In the 19th century, castle building became a craze among Canada’s newly affluent elite. The grand, stone-built structures, it was felt, suited the area’s vast and rugged landscape. They also evoked Canada’s European heritage, whether the styles were Scottish Baronial in British Columbia, or Chateau-esque in Quebec. All five of the extravagant structures gathered here are open to the public, and visiting them is a fascinating way to get an insight into 19th century Canadian history.
Fairmont Le Chateau Frontenac, Quebec City – photo by insertclassyhere
The towers and turrets of the Chateau Frontenac loom over the skyline of Quebec City, a startling sight that has made the castle the most photographed in the world, according to the Guinness Book of Records. It was built to stand out, constructed by the Canadian Pacific Railroad Company to attract wealthy tourists to Canada, mingling the Gothic stylings that were fashionable at the time with chateau features that evoked Quebec’s French heritage. Opening in 1893, a great deal of history has flowed through its doors – the Quebec Conference was held in the hotel in 1943, where Churchill, Roosevelt and Mackenzie King thrashed out their strategy for the invasion of France.
Casa Loma, Toronto – photo by Alicia O'Shea
Perched on a hill above Toronto’s north end, Casa Loma – Hill House in Spanish – was the fulfillment of a childhood fantasy for the wealthy Canadian financier Henry Pellatt. He built his castle in flamboyant Gothic Revival style in 1911, encouraging his architects to indulge their imaginations – the resulting structure encompassed 98 rooms, vertiginous towers, winding secret passageways, an 800-foot tunnel built for horses and five acres of gardens. A decade after its completion, however, depression hit Canada and Pellatt was forced to auction off his possessions, including his castle. It went through a series of incarnations – including as a lively nightspot for affluent Americans during Prohibition – before becoming a tourist attraction in 1937, and later, a popular filming location for films like X-Men, Strange Brew, Chicago, Scott Pilgrim vs. The World, and many more.
Craigdarroch Castle, Victoria – photo by HillHouse
Built by the coal baron Robert Dunsmuir, Craigdarroch stands on the edge of Victoria, British Columbia, and was intended as a homely, comfortable and somewhat extravagant home for the Dunsmuir family. But Robert died ten months before construction was complete, and the final touches had to be overseen by his two sons. The castle’s striking design draws on Dunsmuir and British Columbia’s Scottish heritage, based on a Scottish Baronial style that incorporates aspects of the Gothic Revival architecture that, as we’ve seen, was everywhere in late-19th century Canada. Today the castle is open as a museum, and showcases lavish furnishings from the 1890s along with gorgeous stained-glass windows and intricate woodwork.

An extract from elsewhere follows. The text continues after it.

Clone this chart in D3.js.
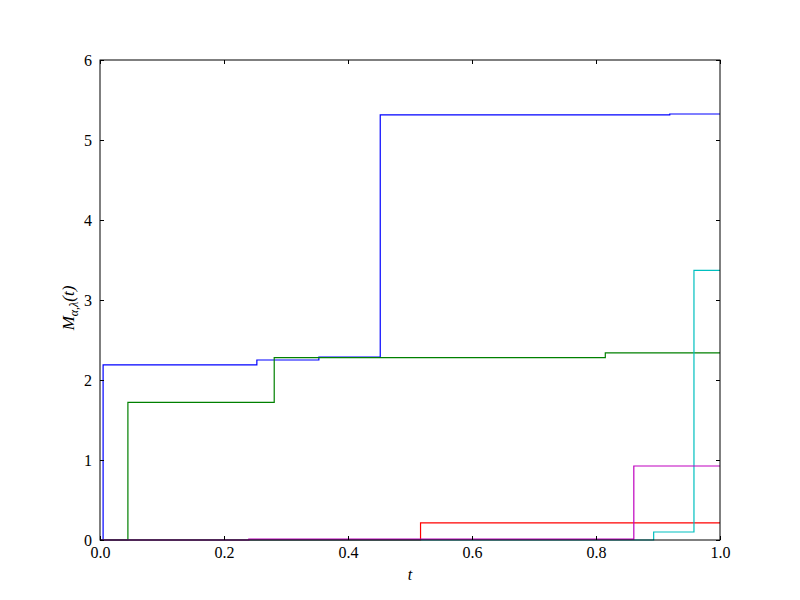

Hatley Park National Historic Site, Victoria – photo by Benjamin Madison
The coal-baron owner of Craigdarroch Castle, Robert Dunsmuir, had a son named James who grew up to become British Columbia’s Lieutenant Governor. James Dunsmuir followed in his father’s taste for castle building, constructing a second Scottish Baronial structure on the outskirts of Victoria, which he called Hatley Park. James chose to surround the 40-room mansion with a series of colorful and intricate gardens, drawing on renowned landscape architects to realize his vision. The result was a gorgeous estate, inhabited by the Dunsmuir family until 1939, when it was purchased by the Government of Canada. The government used it for naval training for several decades before transforming it again into a public university in 1995. It has featured in several movies, including as the X-Mansion in the X-Men film franchise.
Dundurn Castle, Hamilton – photo by Naomi Yasui
Dundurn Castle, built in 1835, is an older structure than most on this list, a fact that is immediately recognizable: the extravagant Gothic spires and turrets of the later 19th century are nowhere to be seen, and instead the facade is regimented and geometric, dominated by a neat portico – an exemplar of neoclassical order. Located in Hamilton, Ontario, it was the grand project of Sir Allan MacNab, affluent Premier of the Province of Canada. MacNab made the most of his exquisite property, hosting entertainments that grew in renown through the decades, attracting dignitaries such as the King of England. It is now run as a tourist attraction, its rooms restored to 1855 when MacNab was at the height of his career. Costumed guides lead visitors through the castle’s 40 rooms, illustrating the daily life of a prominent family in 1850s Canada.